Extents are distributed across nodes based on rack awareness (ensuring no two replicas share the same Top-of-Rack switch).

Cache

Purpose & Justification: Reduce latency for metadata lookups.

Key-Value Schema:

Client Side Cache: Maps VolumeID -> [NodeIP_Primary, NodeIP_Secondary...].

TTL: Short (e.g., 30s) or invalidated via push notification from Control Plane if a failure occurs.
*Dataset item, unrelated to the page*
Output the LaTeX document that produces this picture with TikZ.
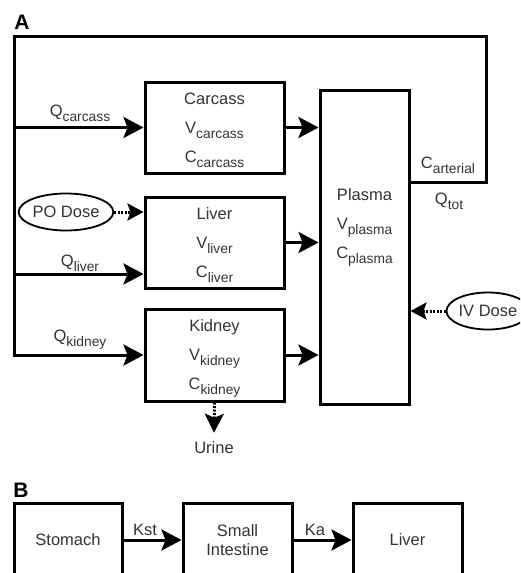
\documentclass[tikz,border=0pt]{standalone}
\usepackage{fontspec}
\setmainfont{Liberation Sans}
\usetikzlibrary{arrows.meta,shapes.geometric}
\newcommand\subtxt[1]{\raisebox{-5pt}{\fontsize{13.8}{14}\selectfont #1}}
\begin{document}
\begin{tikzpicture}[x=1pt,y=-1pt]
  \tikzset{
    every node/.style={font=\fontsize{16.5}{29}\selectfont,text=black!80,align=center},
    box/.style={draw=black,line width=3pt,rectangle,inner sep=0pt,text depth=0pt},
    dose/.style={draw=black,line width=1.8pt,ellipse,minimum width=80pt,minimum height=37pt,inner sep=0pt},
    arr/.style={line width=3pt,line join=miter,-{Stealth[length=20pt,width=21pt,inset=4pt]}},
    dotarr/.style={line width=3pt,dash pattern=on 2pt off 1.5pt,-{Stealth[length=16pt,width=17pt,inset=3pt]}},
    panel/.style={font=\fontsize{21}{21}\selectfont\bfseries,text=black},
  }
  \clip (0,0) rectangle (520,573);
  % panel A
  \node[panel] (labA) at (22,22) {A};
  \node[box,minimum width=139pt,minimum height=91pt] (carcass) at (214.5,127.5) {Carcass\\V\subtxt{carcass}\\C\subtxt{carcass}};
  \node[box,minimum width=139pt,minimum height=91pt] (liver) at (214.5,242.5) {Liver\\V\subtxt{liver}\\C\subtxt{liver}};
  \node[box,minimum width=139pt,minimum height=92pt] (kidney) at (214.5,355) {Kidney\\V\subtxt{kidney}\\C\subtxt{kidney}};
  \node[box,minimum width=89pt,minimum height=314pt] (plasma) at (364.5,247) {};
  \node (plasmatxt) at (364.5,227) {Plasma\\V\subtxt{plasma}\\C\subtxt{plasma}};
  \coordinate (art) at (486,182);
  \coordinate (tl) at (14,36);
  \coordinate (qliv) at (14,274);
  \draw[arr] (plasma.east |- art) -- (art) -- (art |- tl) -- (tl) -- (tl |- kidney.west) -- (kidney.west);
  \draw[arr] (tl |- carcass.west) -- (carcass.west);
  \draw[arr] (qliv) -- (qliv -| liver.west);
  \draw[arr] (carcass.east) -- (carcass.east -| plasma.west);
  \draw[arr] (liver.east) -- (liver.east -| plasma.west);
  \draw[arr] (kidney.east) -- (kidney.east -| plasma.west);
  \node (qcar) at (80,113) {Q\subtxt{carcass}};
  \node (qlivlbl) at (80,263) {Q\subtxt{liver}};
  \node (qkid) at (80,340) {Q\subtxt{kidney}};
  \node (cart) at (448,165) {C\subtxt{arterial}};
  \node (qtot) at (449,201) {Q\subtxt{tot}};
  \node[dose] (podose) at (66,212) {PO Dose};
  \node[dose] (ivdose) at (488,311) {IV Dose};
  \draw[dotarr] (podose.east) -- (podose.east -| liver.west);
  \draw[dotarr] (ivdose.west) -- (ivdose.west -| plasma.east);
  \node[inner ysep=9pt] (urine) at (214,448) {Urine};
  \draw[dotarr,-{Stealth[length=19pt,width=19pt,inset=4pt]}] (kidney.south) -- (urine.north);
  % panel B
  \node[panel] (labB) at (21,490) {B};
  \node[box,minimum width=108pt,minimum height=74pt] (stomach) at (68,540) {Stomach};
  \node[box,minimum width=109pt,minimum height=74pt,font=\fontsize{16.5}{19}\selectfont] (smallint) at (237.5,540) {Small\\Intestine};
  \node[box,minimum width=109pt,minimum height=74pt] (bliver) at (407.5,540) {Liver};
  \draw[arr] (stomach) -- (smallint);
  \draw[arr] (smallint) -- (bliver);
  \node (kst) at (145,530) {Kst};
  \node (ka) at (315,530) {Ka};
\end{tikzpicture}
\end{document}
Failure Handling: On cache miss or "Connection Refused" from a storage node, the driver bypasses the cache and hits the Control Plane.

Messaging

Purpose & Decoupling: Asynchronous execution of long-running tasks like volume formatting, zeroing, and snapshot uploading.

Event / Topic Schema:

Topic: storage-tasks.

Payload: {task_type: "SNAPSHOT", volume_id: "vol-123", destination: "s3://bucket/snap-1"}.

Technical Selection: SQS or RabbitMQ. High throughput isn't required here; reliability of task delivery is key.

Data Processing

Processing Model: Snapshot Worker (Background process).

Processing Logic: Reads blocks from the Storage Node, compresses them, and uploads them to S3.

Technical Selection: Custom Go/Rust microservice.

Correctness: Uses "Dirty Bitmaps" on the storage node to track which blocks changed since the last snapshot (Incremental Snapshots).

Wrap Up

Advanced Topics

Trade-offs (PACELC): In the face of a network partition, we choose Consistency (C) over Availability (A). A block storage system cannot allow "split-brain" (two VMs writing to the same block differently), as it would corrupt the filesystem.

Reliability & Failure Handling:

Primary Failure: Detected by heartbeat timeout. The Placement Engine marks the node "Down", elects the first Secondary as the new Primary, and updates the Metadata Store.

Data Scrubbing: Background process reads all blocks periodically, recalculates checksums, and compares them with replicas to fix "bit rot."

Bottleneck Analysis:

Hot Partitions: If one volume is extremely busy, it can saturate a node's 10Gbps/25Gbps NIC. Mitigation: Shard a single large volume across multiple Storage Node sets.

Security:

Isolation: Each VM's Client Driver only has credentials to access its specific VolumeIDs via HMAC-signed requests to Storage Nodes.